Tony was the first Australian cyclone of the 1979-80 season. It was one of the infrequent cyclones that occur in low latitudes of the Indian Ocean during winter and spring months. On 26 August 1979 a tropical low had developed on a shear line about 1300 km west-northwest of Cocos Island and by 1800 UTC 27 August 1979 it was estimated to have reached tropical cyclone intensity. Tony moved slowly west-southwest and attained peak intensity at about 1200 UTC 29 August 1979. The Dvorak satellite intensity analysis technique gave a central pressure of about 990 hPa and a maximum ten minute mean wind speed at peak intensity of about 95 km/h.

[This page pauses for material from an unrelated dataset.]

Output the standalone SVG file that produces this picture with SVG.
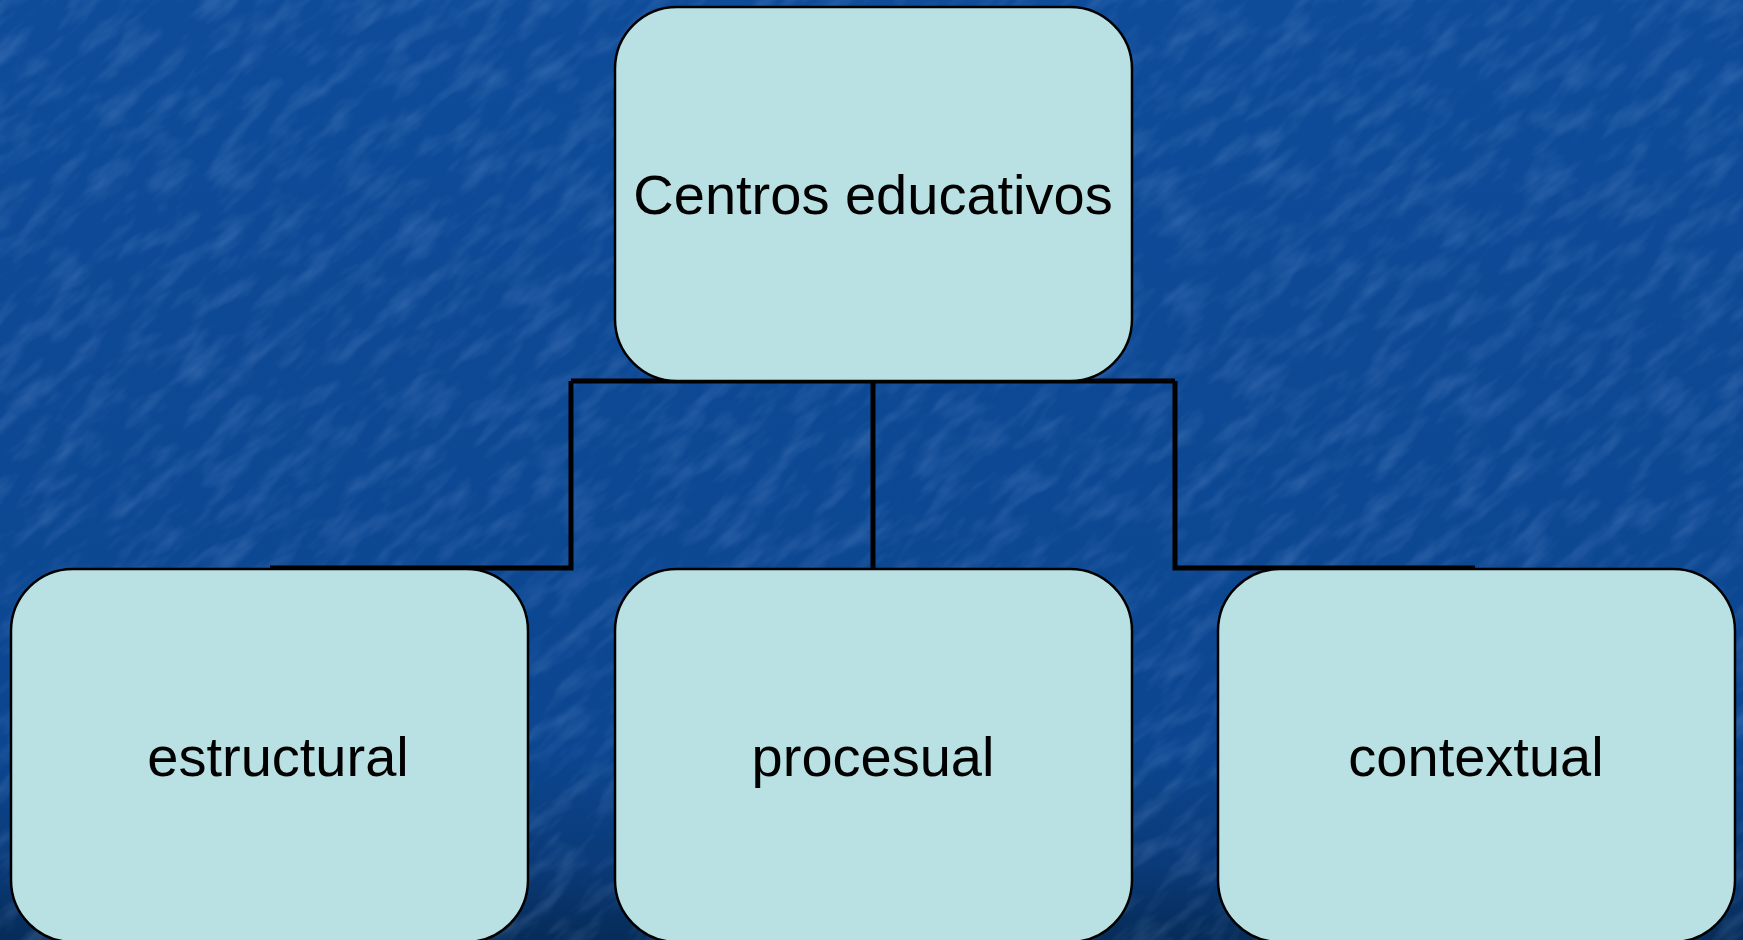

A striking feature of the surface pressure pattern during the lifetime of the cyclone was an intense anticyclone of about 1040 hPa some 2800 km to the south. On 26 and 27 August 1979 a mid-latitude cold outbreak on the eastern flank of the anticyclone (between longitudes 100°E and 110°E) produced a strong surge in the easterly trade winds to the south of the tropical low. This probably aided its development to tropical cyclone intensity. The steep pressure gradient between the tropical cyclone and the anticyclone to the south caused gale force winds to be experienced up to 1200 km from the storm centre. At 0000 UTC 28 August 1979 a ship about 150 km to the southwest reported a pressure of 1002.5 hPa and a sustained wind speed near 74 km/h. There were no reports within 100 km of the cyclone centre. Early on 30 August 1979 Tony crossed longitude 80°E into the Mauritius Region.
Tony occurred west of 90°E when the Australian region extended to 80°E.